What you need to do: Copy out the listing that follows, exactly, without its pictures.

** BEGIN Supplied information **

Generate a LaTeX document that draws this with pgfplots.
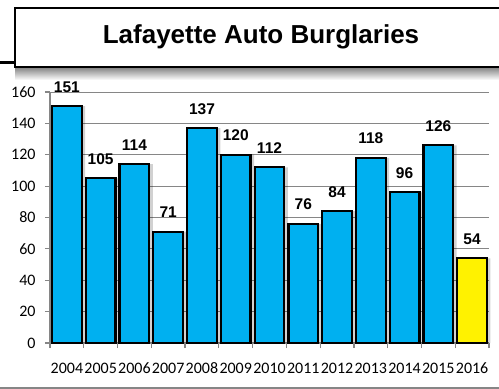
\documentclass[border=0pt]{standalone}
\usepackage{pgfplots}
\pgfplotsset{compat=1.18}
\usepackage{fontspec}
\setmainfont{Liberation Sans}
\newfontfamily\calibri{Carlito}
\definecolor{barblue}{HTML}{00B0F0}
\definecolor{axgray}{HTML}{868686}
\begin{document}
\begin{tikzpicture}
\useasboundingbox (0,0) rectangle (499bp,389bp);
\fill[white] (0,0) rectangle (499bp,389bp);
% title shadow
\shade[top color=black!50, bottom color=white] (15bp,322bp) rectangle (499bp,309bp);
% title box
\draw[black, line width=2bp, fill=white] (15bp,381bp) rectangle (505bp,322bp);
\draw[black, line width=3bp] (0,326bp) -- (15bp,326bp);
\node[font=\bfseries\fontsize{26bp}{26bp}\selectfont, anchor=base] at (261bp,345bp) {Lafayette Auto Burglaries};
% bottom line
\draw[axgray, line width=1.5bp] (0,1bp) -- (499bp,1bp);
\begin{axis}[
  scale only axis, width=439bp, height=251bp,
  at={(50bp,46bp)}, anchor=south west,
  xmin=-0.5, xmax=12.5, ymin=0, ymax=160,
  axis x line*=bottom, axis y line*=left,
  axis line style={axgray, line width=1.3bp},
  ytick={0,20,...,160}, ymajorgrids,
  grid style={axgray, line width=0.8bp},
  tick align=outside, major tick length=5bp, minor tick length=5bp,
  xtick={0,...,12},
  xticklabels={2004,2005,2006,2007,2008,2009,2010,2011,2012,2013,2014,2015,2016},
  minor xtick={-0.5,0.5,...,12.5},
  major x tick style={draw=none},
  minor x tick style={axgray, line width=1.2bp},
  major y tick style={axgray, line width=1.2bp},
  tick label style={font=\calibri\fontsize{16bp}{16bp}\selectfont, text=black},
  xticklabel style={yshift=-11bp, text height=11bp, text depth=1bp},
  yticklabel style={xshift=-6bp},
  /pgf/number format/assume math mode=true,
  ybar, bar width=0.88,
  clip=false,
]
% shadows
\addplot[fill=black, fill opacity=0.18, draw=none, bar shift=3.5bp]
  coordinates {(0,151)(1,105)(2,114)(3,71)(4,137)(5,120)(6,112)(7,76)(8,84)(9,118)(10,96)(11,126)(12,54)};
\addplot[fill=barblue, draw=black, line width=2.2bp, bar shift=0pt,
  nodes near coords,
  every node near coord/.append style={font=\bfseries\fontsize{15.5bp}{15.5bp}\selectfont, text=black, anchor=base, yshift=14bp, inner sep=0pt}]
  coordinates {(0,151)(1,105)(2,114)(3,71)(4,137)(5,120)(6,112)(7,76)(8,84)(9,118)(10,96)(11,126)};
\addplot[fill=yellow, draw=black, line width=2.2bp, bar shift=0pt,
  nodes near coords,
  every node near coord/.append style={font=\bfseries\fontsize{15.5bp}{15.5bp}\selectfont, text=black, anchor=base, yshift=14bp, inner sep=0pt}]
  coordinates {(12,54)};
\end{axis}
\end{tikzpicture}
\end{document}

** END Supplied information **

Completed exercise:
Generate a LaTeX document that draws this with pgfplots.
\documentclass[border=0pt]{standalone}
\usepackage{pgfplots}
\pgfplotsset{compat=1.18}
\usepackage{fontspec}
\setmainfont{Liberation Sans}
\newfontfamily\calibri{Carlito}
\definecolor{barblue}{HTML}{00B0F0}
\definecolor{axgray}{HTML}{868686}
\begin{document}
\begin{tikzpicture}
\useasboundingbox (0,0) rectangle (499bp,389bp);
\fill[white] (0,0) rectangle (499bp,389bp);
% title shadow
\shade[top color=black!50, bottom color=white] (15bp,322bp) rectangle (499bp,309bp);
% title box
\draw[black, line width=2bp, fill=white] (15bp,381bp) rectangle (505bp,322bp);
\draw[black, line width=3bp] (0,326bp) -- (15bp,326bp);
\node[font=\bfseries\fontsize{26bp}{26bp}\selectfont, anchor=base] at (261bp,345bp) {Lafayette Auto Burglaries};
% bottom line
\draw[axgray, line width=1.5bp] (0,1bp) -- (499bp,1bp);
\begin{axis}[
  scale only axis, width=439bp, height=251bp,
  at={(50bp,46bp)}, anchor=south west,
  xmin=-0.5, xmax=12.5, ymin=0, ymax=160,
  axis x line*=bottom, axis y line*=left,
  axis line style={axgray, line width=1.3bp},
  ytick={0,20,...,160}, ymajorgrids,
  grid style={axgray, line width=0.8bp},
  tick align=outside, major tick length=5bp, minor tick length=5bp,
  xtick={0,...,12},
  xticklabels={2004,2005,2006,2007,2008,2009,2010,2011,2012,2013,2014,2015,2016},
  minor xtick={-0.5,0.5,...,12.5},
  major x tick style={draw=none},
  minor x tick style={axgray, line width=1.2bp},
  major y tick style={axgray, line width=1.2bp},
  tick label style={font=\calibri\fontsize{16bp}{16bp}\selectfont, text=black},
  xticklabel style={yshift=-11bp, text height=11bp, text depth=1bp},
  yticklabel style={xshift=-6bp},
  /pgf/number format/assume math mode=true,
  ybar, bar width=0.88,
  clip=false,
]
% shadows
\addplot[fill=black, fill opacity=0.18, draw=none, bar shift=3.5bp]
  coordinates {(0,151)(1,105)(2,114)(3,71)(4,137)(5,120)(6,112)(7,76)(8,84)(9,118)(10,96)(11,126)(12,54)};
\addplot[fill=barblue, draw=black, line width=2.2bp, bar shift=0pt,
  nodes near coords,
  every node near coord/.append style={font=\bfseries\fontsize{15.5bp}{15.5bp}\selectfont, text=black, anchor=base, yshift=14bp, inner sep=0pt}]
  coordinates {(0,151)(1,105)(2,114)(3,71)(4,137)(5,120)(6,112)(7,76)(8,84)(9,118)(10,96)(11,126)};
\addplot[fill=yellow, draw=black, line width=2.2bp, bar shift=0pt,
  nodes near coords,
  every node near coord/.append style={font=\bfseries\fontsize{15.5bp}{15.5bp}\selectfont, text=black, anchor=base, yshift=14bp, inner sep=0pt}]
  coordinates {(12,54)};
\end{axis}
\end{tikzpicture}
\end{document}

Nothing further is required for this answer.